Acceptance of a hot job normally fetches good margin but creates stress on resources which try to meet the due dates of the existing jobs. In the context of a new hot job with a stringent due date, the problem is how to figure out in advance the minimal and cost-optimal capacity enhancement (like worker overtime) for resources over different time intervals and how much of the work can be outsourced to nearby shops or individuals, if possible. An accurate decision on hot job based on the analysis of workflow and resource capacities will reduce two types of risks; greedy and unreasonable acceptance of the job and unnecessary rejection when the job can be accommodated with proper dynamic capacity planning.
If several diverse jobs/projects are in progress simultaneously, needing many shared resources, then simple arithmetic calculations involving available hours and required hours of resources may not help much due to the precedence relations among operations of each job/project.

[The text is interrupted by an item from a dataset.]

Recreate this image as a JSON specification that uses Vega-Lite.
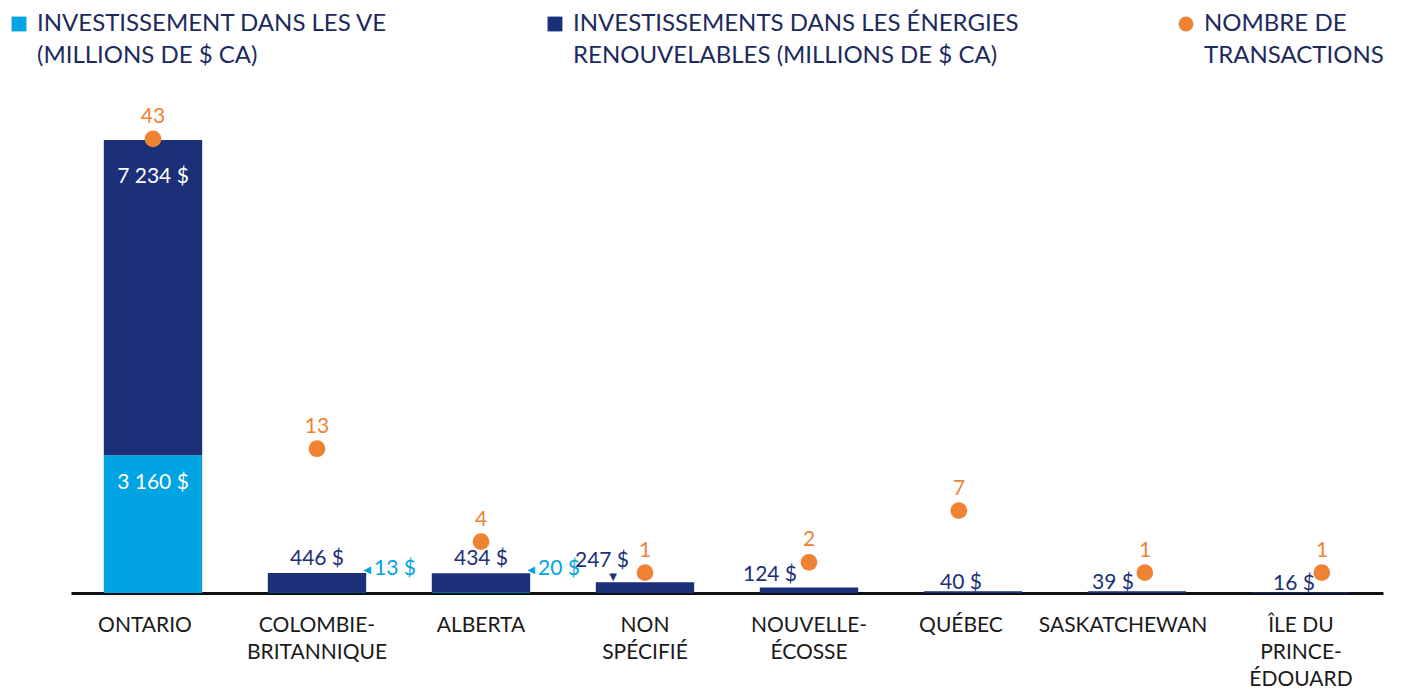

The calculations could become messier when workers have different skill sets and machines are multi-functional. In such cases, the calculations based on scientific scheduling logic can give more confidence in the analysis and decision making. The decision maker can get good help from a production analysis tool that can offer fast and extensive what-if analysis of production schedules and facilitate dynamic capacity planning. The tool can instantaneously do all the necessary number crunching in the evaluation of the merit of each possible decision in production planning. Many people accept hot jobs by experience and gut feeling.